In June the "S" family reunion was at every child’s (and Papa Joe’s) favorite place – Disneyland. While at Disneyland we learned that you can fit 10 tired people in the cab of a Ford F-350. We also learned that Sally will NOT buy cheap ice cream and that B has not lost his basketball shooting skills. Sally finally put her buffet prejudice aside (“I will NOT eat at any buffet restaurants!”) and we had a great buffet family dinner at Goofy’s Kitchen. While at dinner Dan and Jana® educated us on the ‘greatest sport in the world – soccer!’ and on the evils of a mafia-run organization called Young Life.
In July our dreams of moving to Kansas came true – more on that later. But first, a final shopping trip to old Mexico. During our day-trip (we refuse to be in Tijuana after dark) we made many new friends (“Come into my shop, Gringo, I will rip you off less!”) ate some questionable food (“Yes, Gringo, this is real beef!”) and spent our hard-earned American dollars on hard-to-find items like leather belts, cheap jewelry and real Cuban cigars (“Just like Castro smokes, Gringo!”).

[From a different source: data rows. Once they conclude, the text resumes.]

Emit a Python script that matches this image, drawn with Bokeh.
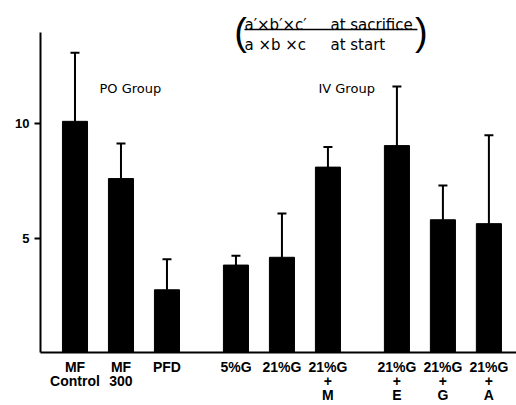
from bokeh.plotting import figure
from bokeh.models import ColumnDataSource, Whisker, TeeHead, FixedTicker, Range1d, Label
from bokeh.embed import file_html
from bokeh.resources import INLINE

# ---- data ----
categories = ["MF\nControl", "MF\n300", "PFD", "5%G", "21%G", "21%G\n+\nM",
              "21%G\n+\nE", "21%G\n+\nG", "21%G\n+\nA"]
group_index = [0, 0, 0, 1, 1, 1, 2, 2, 2]
means = [10.1, 7.6, 2.74, 3.82, 4.16, 8.1, 9.04, 5.8, 5.63]
upper = [13.1, 9.13, 4.07, 4.23, 6.07, 8.98, 11.62, 7.3, 9.49]
y_ticks = [5, 10]
group_names = ["PO Group", "IV Group"]

# positions: two units per bar, one extra unit between groups
xpos = [2 * i + g for i, g in enumerate(group_index)]

src = ColumnDataSource(dict(x=xpos, top=means, upper=upper))

FONT = "Liberation Sans"

p = figure(width=516, height=405, output_backend="svg", toolbar_location=None,
           x_range=Range1d(-1.5, 19.2), y_range=Range1d(0, 15.38),
           min_border_left=40, min_border_right=0, min_border_top=0, min_border_bottom=53)
p.outline_line_color = None
p.grid.visible = False
p.background_fill_color = "white"
p.border_fill_color = "white"

p.vbar(x="x", top="top", bottom=0, width=1.09, source=src, fill_color="black", line_color="black")

w = Whisker(source=src, base="x", lower="top", upper="upper", dimension="height",
            line_color="black", line_width=2,
            upper_head=TeeHead(size=9, line_width=2, line_color="black"), lower_head=None)
p.add_layout(w)

# y axis
ya = p.yaxis[0]
ya.ticker = FixedTicker(ticks=y_ticks)
ya.bounds = (0, 14.0)
ya.axis_line_width = 2
ya.major_tick_line_width = 2
ya.major_tick_out = 6
ya.major_tick_in = 0
ya.minor_tick_line_color = None
ya.major_label_text_font = FONT
ya.major_label_text_font_style = "bold"
ya.major_label_text_font_size = "13px"
ya.major_label_text_color = "black"
ya.major_label_standoff = 5

# x axis
xa = p.xaxis[0]
xa.ticker = FixedTicker(ticks=xpos)
xa.major_label_overrides = {x: c for x, c in zip(xpos, categories)}
xa.axis_line_width = 2
xa.major_tick_line_color = None
xa.minor_tick_line_color = None
xa.major_label_text_font = FONT
xa.major_label_text_font_style = "bold"
xa.major_label_text_font_size = "14px"
xa.major_label_text_line_height = 0.88
xa.major_label_text_color = "black"
xa.major_label_standoff = 0

# helpers: pixel -> data, for annotation placement
def dx(px):
    return (px - 74.5) / 23.0

def dy(py):
    return (352.0 - py) / 22.88

# group titles
for name, gx in zip(group_names, [99, 318]):
    p.add_layout(Label(x=dx(gx), y=dy(88), text=name, text_font="DejaVu Sans",
                       text_font_size="13px", text_color="black", text_baseline="alphabetic"))

# formula
TF = "DejaVu Sans"
for txt, px, py in [("a\u2032\u00d7b\u2032\u00d7c\u2032", 244, 25), ("at sacrifice", 330, 25),
                    ("a \u00d7b \u00d7c", 244, 45), ("at start", 330, 45)]:
    p.add_layout(Label(x=dx(px), y=dy(py), text=txt, text_font=TF, text_font_size="15px",
                       text_color="black", text_baseline="alphabetic"))
p.segment(x0=[dx(244)], y0=[dy(29)], x1=[dx(417)], y1=[dy(29)], line_color="black", line_width=1.5)
p.add_layout(Label(x=dx(240), y=dy(32), text="(", text_font=FONT, text_font_size="38px",
                   text_align="center", text_baseline="middle", text_color="black"))
p.add_layout(Label(x=dx(421), y=dy(32), text=")", text_font=FONT, text_font_size="38px",
                   text_align="center", text_baseline="middle", text_color="black"))

# fragment at left edge
p.add_layout(Label(x=dx(1), y=dy(357), text="G", text_font=FONT, text_font_style="bold",
                   text_font_size="10px", text_color="black", text_baseline="alphabetic"))

open("out.html", "w").write(file_html(p, INLINE))
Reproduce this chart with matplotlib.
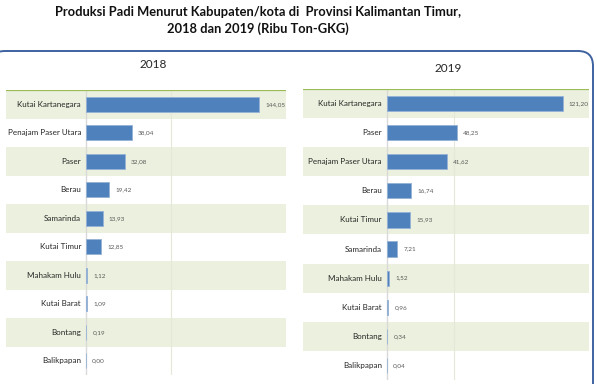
import matplotlib
matplotlib.use("Agg")
import matplotlib.pyplot as plt
from matplotlib.patches import FancyBboxPatch

plt.rcParams['font.family'] = ['Lato', 'DejaVu Sans']

# data (Ribu Ton-GKG)
regions_2018 = ["Kutai Kartanegara", "Penajam Paser Utara", "Paser", "Berau", "Samarinda",
                "Kutai Timur", "Mahakam Hulu", "Kutai Barat", "Bontang", "Balikpapan"]
values_2018 = [144.05, 38.04, 32.08, 19.42, 13.93, 12.85, 1.12, 1.09, 0.19, 0.00]

regions_2019 = ["Kutai Kartanegara", "Paser", "Penajam Paser Utara", "Berau", "Kutai Timur",
                "Samarinda", "Mahakam Hulu", "Kutai Barat", "Bontang", "Balikpapan"]
values_2019 = [121.20, 48.25, 41.62, 16.74, 15.93, 7.21, 1.52, 0.96, 0.34, 0.04]

bar_color = "#4f81bd"
band_color = "#ebf1de"
top_line = "#9bbb59"


def fmt(v):
    return f"{v:.2f}".replace(".", ",")


def draw_panel(ax, names, vals, xmin, xmax, grid_x):
    n = len(names)
    ys = list(range(n))
    for i in ys:
        if i % 2 == 0:
            ax.axhspan(i - 0.5, i + 0.5, color=band_color, lw=0, zorder=0)
    ax.axvline(0, color="#d9d9d9", lw=1, zorder=1)
    ax.axvline(grid_x, color="#e3e8d8", lw=0.8, zorder=1)
    ax.barh(ys, vals, height=0.52, color=bar_color, edgecolor="#95b3d7", lw=0.6, zorder=2)
    for y, name, v in zip(ys, names, vals):
        ax.annotate(name, (0, y), xytext=(-3.5, 0), textcoords="offset points",
                    ha="right", va="center", fontsize=5.8, color="#262626")
        ax.annotate(fmt(v), (v, y), xytext=(4.5, 0), textcoords="offset points",
                    ha="left", va="center", fontsize=4.6, color="#595959")
    ax.set_xlim(xmin, xmax)
    ax.set_ylim(n - 0.5, -0.5)
    ax.set_xticks([])
    ax.set_yticks([])
    for s in ax.spines.values():
        s.set_visible(False)
    ax.axhline(-0.5, color=top_line, lw=1.6, zorder=3)


fig = plt.figure(figsize=(5.97, 3.84), dpi=100)

fig.text(0.432, 0.985, "Produksi Padi Menurut Kabupaten/kota di  Provinsi Kalimantan Timur,\n2018 dan 2019 (Ribu Ton-GKG)",
         ha="center", va="top", fontsize=9.3, fontweight="bold", color="#111111", linespacing=1.4)

# rounded frame line
frame = FancyBboxPatch((-0.1, -1.0), 6.03, 4.33, boxstyle="round,pad=0,rounding_size=0.15",
                       transform=fig.dpi_scale_trans, fill=False, edgecolor="#3f62a0", lw=1.4)
fig.patches.append(frame)

ax1 = fig.add_axes([6 / 597, 1 - 375 / 384, 280 / 597, 285 / 384])
draw_panel(ax1, regions_2018, values_2018, -66.5, 166.3, 70.7)
fig.text(153 / 597, 1 - 65 / 384, "2018", ha="center", va="center", fontsize=8.5, color="#262626")

ax2 = fig.add_axes([303 / 597, 1 - 380 / 384, 286 / 597, 291 / 384])
draw_panel(ax2, regions_2019, values_2019, -57.6, 139.3, 46.5)
fig.text(448 / 597, 1 - 68 / 384, "2019", ha="center", va="center", fontsize=8.5, color="#262626")

fig.savefig("out.png", dpi=100)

Ah, yes, the move to Wichita. Why Kansas? B has a top ten list of reasons why – just ask him. (No smog, quality golf, English-only -- to name a few.) Three days of driving was all it took. We are only slightly scarred from the hotel-on-the-wrong-side–of-the-tracks disaster in Gallup, N.M. Ask Sally about this. And we are only slightly upset about the road-under-construction-rocks-cracking-windshield experience in Amarillo. Ask B about this. And we are only slightly perturbed about the no-pets-allowed-in-this-hotel fiasco in Weatherford, OK. Ask Rerun and Lucy about this. Otherwise, a fine trip.
We cannot end this letter without a Chiefs update. Two weeks ago we visited Arrowhead Stadium to see the mighty Chiefs triumph over the hapless Raiders. That makes it seven victories in a row over the ‘Raider Nation’. Giddy-up. Now that’s a Merry Christmas!